Still, the media loves to portray things as black and white, win or lose. It's simpler to think there's a battle of the sexes than to think up an entirely new image for what's going on. But does it have to be a war? Must one gender rule the other? Or can we imagine a better metaphor for what's happening between the sexes right now? Can it be a scale, a teeter totter, a seesaw, where the goal for each sex is to balance, not defeat, the other? Idealistic? Maybe. Possible? Definitely.

It's important to ask that question right now, because something entirely new is going on. For the first time ever, women represent half the workers in the United States. We don't yet earn half the income--on average, women earn 77 cents for every dollar a man earns. But we're reaching an economic tipping point, where women's influence will start to change the way society does things.

As women become half the workforce and, eventually, earn half the income, how will we use our power? The evidence so far suggests we'll change the metaphor--no more battle of the sexes, but a team effort, to create a partnership society. We don't say this because we want it to be true (which we do), but because examples are all around us. As women have gained financial power, they've used that influence to reshape families, businesses and the marketplace. And, as we discuss in our new book, Influence: How Women's Soaring Economic Power will Change Our World for the Better, those changes are helping men as much as women.

Take parenting. Back in 1973, Nixon vetoed a bill that would have funded high quality childcare for low and middle income families, saying it would "weaken the family" if more women went to work. Women went anyway--and our families are stronger. Divorce rates have dropped. Best of all, dads are taking on far more childcare duties than ever before, spending three times as many hours per week with their kids as dads did in 1960. And their kids are thriving. Study after study shows that kids with involved dads do better in school, are better behaved and have better social skills than kids with less involved dads.

What's amazing here is that moms going to work didn't hurt families, it helped them. It created a vacuum that sucked men back inside the home, where they became more involved fathers. Parenting is becoming a more equal partnership, and it's helping everyone. This change is far from complete--women still do far more at home than men, on average. But all you have to do is visit your local Starbucks or grocery store any weekday afternoon, and you'll almost always find a few dads carting around the kids while mom's at work.

The partnership society helps our businesses, too. Studies tell us that among Fortune 500 companies, those with a greater number of women on their board showed a better return on equity than those with fewer women. That's because groups with more diversity of all kinds tend to solve problems more creatively than more homogenous groups.

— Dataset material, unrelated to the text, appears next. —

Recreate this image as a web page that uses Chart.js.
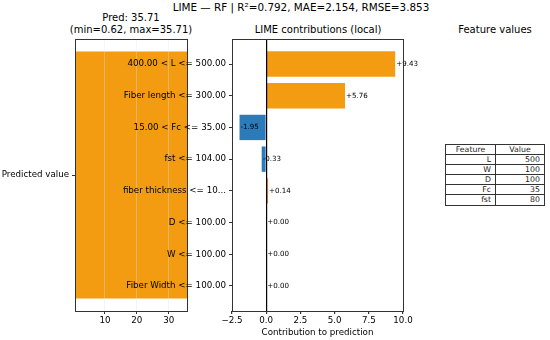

Meanwhile, companies are finding that by reinventing work norms to fit the partnership society, where men and women contribute equally at work and at home, has measurable returns. When consulting firm Deloitte redesigned its career planning model and began to acknowledge that most careers for women and men are more like waves than ladders--with peaks of productivity and troughs when family takes precedence--career satisfaction of its employees rose 25 percent. That's key in an industry that depends on attracting and keeping top talent.

Our information economy no longer depends on physical strength: It's no longer the biggest Neanderthal with the rock who brings home the wooly mammoth. A knowledge-based economy doesn't reward strength, it rewards smarts. And women who now equal or exceed the education levels of men in many countries, are poised to reap a massive benefit. The sooner we stop thinking about these changes as the triumph of one gender over the other, and start thinking about the partnership society, the happier our kids and our families will be.